The plaintiffs’ lawyers tried to bar CACI from making that argument at trial, but the jury was allowed to consider it.
Both sides argued about the scope of the doctrine. Fundamentally, though, if CACI could prove its interrogators were under the command and control of the Army at the time any misconduct occurred, then the jury was instructed to find in favor of CACI.
The issue of who controlled CACI interrogators occupied a significant portion of the trial. CACI officials testified that they basically turned over supervision of the interrogators to the Army.
Lawyers for the plaintiffs argued otherwise, and introduced evidence including CACI’s contract with the Army, which required CACI to supervise its own employees. Jurors also saw a section of the Army Field Manual that pertains to contractors and states that “only contractors may supervise and give direction to their employees.”
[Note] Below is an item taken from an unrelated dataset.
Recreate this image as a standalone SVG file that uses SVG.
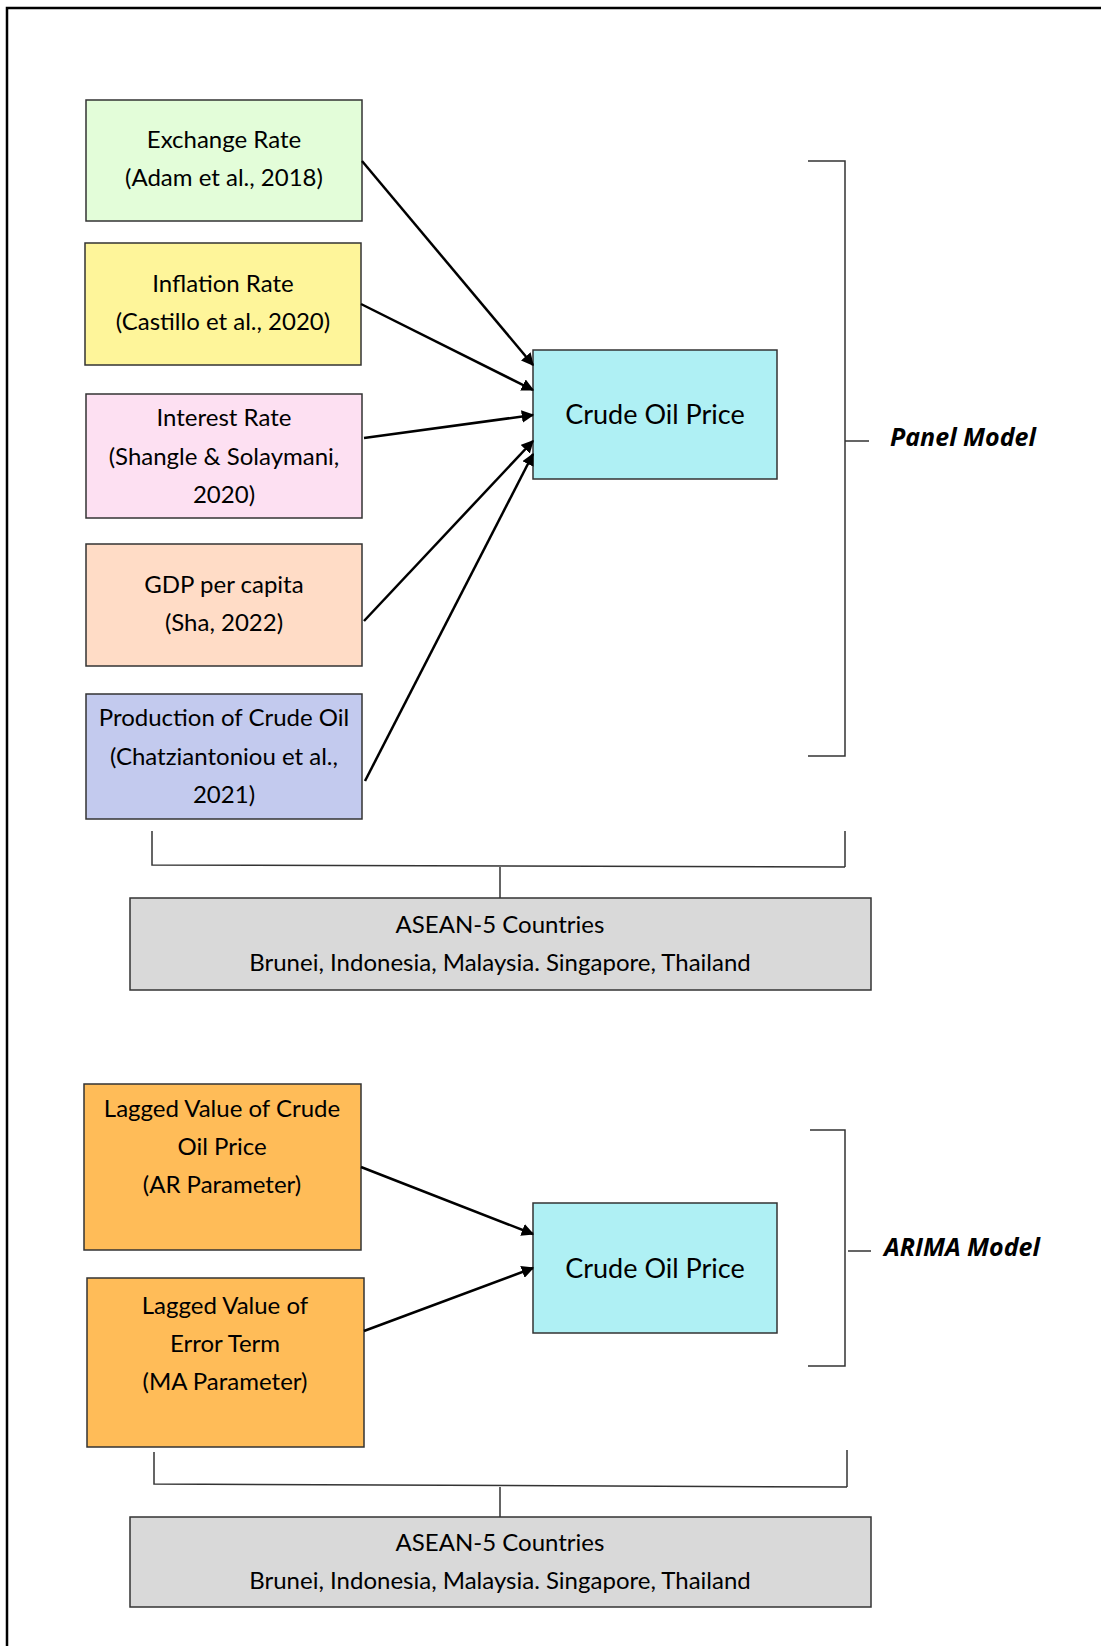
<svg xmlns="http://www.w3.org/2000/svg" width="1101" height="1646" viewBox="0 0 1101 1646">
<style>
.box{stroke:#333;stroke-width:1.5}
.t{font-family:Lato,"Open Sans",sans-serif;font-size:24px;fill:#000;text-anchor:middle;dominant-baseline:central}
.big{font-size:27px}
.lbl{font-family:"Open Sans",sans-serif;font-size:25px;font-weight:bold;font-style:italic;fill:#000;dominant-baseline:central}
.br{fill:none;stroke:#333;stroke-width:1.5}
.ar{fill:none;stroke:#000;stroke-width:2.5;marker-end:url(#ah)}
</style>
<defs>
<marker id="ah" viewBox="0 0 10 10" refX="9" refY="5" markerWidth="5" markerHeight="5" orient="auto" markerUnits="strokeWidth">
<path d="M0,0 L10,5 L0,10 z" fill="#000"/>
</marker>
</defs>
<rect width="1101" height="1646" fill="#fff"/>
<path d="M7,1646 L7,8 L1101,8" fill="none" stroke="#000" stroke-width="2.5"/>

<g id="exchange">
<rect class="box" x="86" y="100" width="276" height="121" fill="#e3fdd9"/>
<text class="t" x="224" y="138">Exchange Rate</text>
<text class="t" x="224" y="176">(Adam et al., 2018)</text>
</g>
<g id="inflation">
<rect class="box" x="85" y="243" width="276" height="122" fill="#fef59a"/>
<text class="t" x="223" y="282">Inflation Rate</text>
<text class="t" x="223" y="320">(Castillo et al., 2020)</text>
</g>
<g id="interest">
<rect class="box" x="86" y="394" width="276" height="124" fill="#fde0f2"/>
<text class="t" x="224" y="416">Interest Rate</text>
<text class="t" x="224" y="455">(Shangle &amp; Solaymani,</text>
<text class="t" x="224" y="493">2020)</text>
</g>
<g id="gdp">
<rect class="box" x="86" y="544" width="276" height="122" fill="#ffdcc6"/>
<text class="t" x="224" y="583">GDP per capita</text>
<text class="t" x="224" y="621">(Sha, 2022)</text>
</g>
<g id="production">
<rect class="box" x="86" y="694" width="276" height="125" fill="#c3caee"/>
<text class="t" x="224" y="716">Production of Crude Oil</text>
<text class="t" x="224" y="755">(Chatziantoniou et al.,</text>
<text class="t" x="224" y="793">2021)</text>
</g>
<g id="crude1">
<rect class="box" x="533" y="350" width="244" height="129" fill="#aff0f4"/>
<text class="t big" x="655" y="413">Crude Oil Price</text>
</g>
<g id="panel-label">
<text class="lbl" x="890" y="436">Panel Model</text>
</g>
<g id="asean1">
<rect class="box" x="130" y="898" width="741" height="92" fill="#d9d9d9"/>
<text class="t" x="500" y="923">ASEAN-5 Countries</text>
<text class="t" x="500" y="961">Brunei, Indonesia, Malaysia. Singapore, Thailand</text>
</g>

<g id="ar">
<rect class="box" x="84" y="1084" width="277" height="166" fill="#ffbc58"/>
<text class="t" x="222" y="1107">Lagged Value of Crude</text>
<text class="t" x="222" y="1145">Oil Price</text>
<text class="t" x="222" y="1183">(AR Parameter)</text>
</g>
<g id="ma">
<rect class="box" x="87" y="1278" width="277" height="169" fill="#ffbc58"/>
<text class="t" x="225" y="1304">Lagged Value of</text>
<text class="t" x="225" y="1342">Error Term</text>
<text class="t" x="225" y="1380">(MA Parameter)</text>
</g>
<g id="crude2">
<rect class="box" x="533" y="1203" width="244" height="130" fill="#aff0f4"/>
<text class="t big" x="655" y="1267">Crude Oil Price</text>
</g>
<g id="arima-label">
<text class="lbl" x="884" y="1246">ARIMA Model</text>
</g>
<g id="asean2">
<rect class="box" x="130" y="1517" width="741" height="90" fill="#d9d9d9"/>
<text class="t" x="500" y="1541">ASEAN-5 Countries</text>
<text class="t" x="500" y="1579">Brunei, Indonesia, Malaysia. Singapore, Thailand</text>
</g>

<g id="connectors">
<line class="ar" x1="362" y1="161" x2="533" y2="365"/>
<line class="ar" x1="361" y1="304" x2="533" y2="390"/>
<line class="ar" x1="364" y1="438" x2="533" y2="415"/>
<line class="ar" x1="364" y1="621" x2="533" y2="441"/>
<line class="ar" x1="365" y1="781" x2="533" y2="454"/>
<line class="ar" x1="361" y1="1167" x2="533" y2="1234"/>
<line class="ar" x1="364" y1="1331" x2="533" y2="1268"/>
<path class="br" d="M808,161 H845 V756 H808 M845,441 H869"/>
<path class="br" d="M152,831 V865 L845,867 M845,831 V867 M500,867 V898"/>
<path class="br" d="M810,1130 H845 V1366 H808 M848,1251 H871"/>
<path class="br" d="M154,1452 V1484 L847,1487 M847,1450 V1487 M500,1487 V1517"/>
</g>
</svg>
In their note explaining their deadlock, the jury said the Field Manual was one of the pieces of evidence over which they disagreed.
The jurors who spoke to AP said there was conflicting evidence in the case about whether CACI retained control of its employees while they were in Abu Ghraib.
The plaintiffs can seek a retrial.
Asked if they would do so, one of their lawyers, Baher Azmy with the Center for Constitutional Rights, said that “the current expectation is that we’ll continue to fight.”
The lawsuit was first filed in 2008 and was delayed by 15 years of legal wrangling and multiple attempts by CACI to have the case dismissed.
CACI’s lawyers declined to comment as they left court. A company spokesperson did not respond to an email seeking comment.
While it took a monumental effort on the plaintiffs’ part to get the case to trial, it’s possible that a retrial might be easier to conduct than normal. Many of the witnesses testified through recorded depositions that could simply be replayed. The three plaintiffs, though, provided live testimony — one in person and the other two through video hookups from Iraq.